Flores-Tlacuahuac, A., Universidad Iberoamericana
Biegler, L. T., Carnegie Mellon University
Kameswaran, S., ExxonMobil Corporate Strategic Research

Singular optimal control problems are frequent in process engineering applications such as: batch reactor control, dynamic optimization of batch processes  and the start-up of chemical reactors and distillation columns. From a mathematical point of view, singular optimal control problems arise in optimization formulations where the manipulated variable appears linearly both in the dynamic model and in the performance index leading to a situation where no enough information is available for the computation of the optimal solution.  Several numerical strategies have been suggested for handling singular optimal control problems based on: (a) solving the singular control problem as a series of non-singular control problems and (b) the use of Lie algebra for dealing with high-index DAE problems. However, both solution strategies become cumbersome for large-scale problems.
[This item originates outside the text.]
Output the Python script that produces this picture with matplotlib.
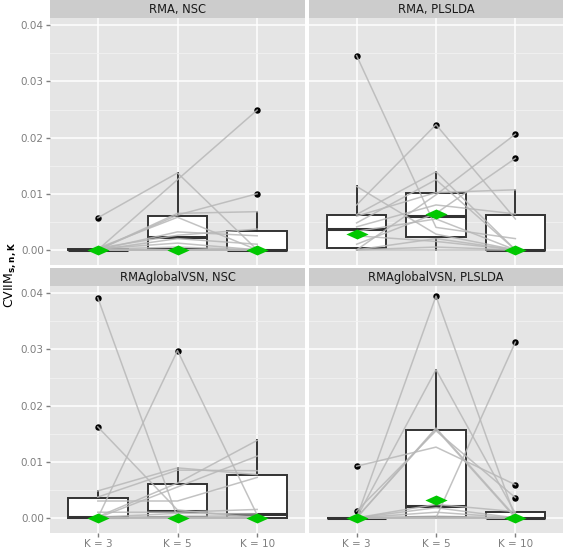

Recently [1] an approach, based in recognizing that singular optimal control problems are ill-conditioned systems, has been proposed that attempts to regularize the ill-conditioned system.  The problem is regularized trough the construction of a simple objective function that attempts to enforce continuity conditions on the derivative of the Hamiltonian while monitoring certain error residuals.  In this work we extend this regularization approach to deal with switches and singular arcs where the system can be ill-conditioned in certain parts of the solution domain both well behaved in other parts of the control trajectory.  To switch between ill and well conditioned models we use binary variables leading to a mixed-integer dynamic optimization (MIDO) problem where disjunctions allow us to take into account only the part of the model that applies instead of the full model. In this a way a robust optimization formulation is obtained since only the parts of the formulation that apply need to be converged. For solving the dynamic optimization problem we use the transcription approach. The MIDO singular optimal control formulation was tested using several problems such as catalyst mixing  and tubular reactors.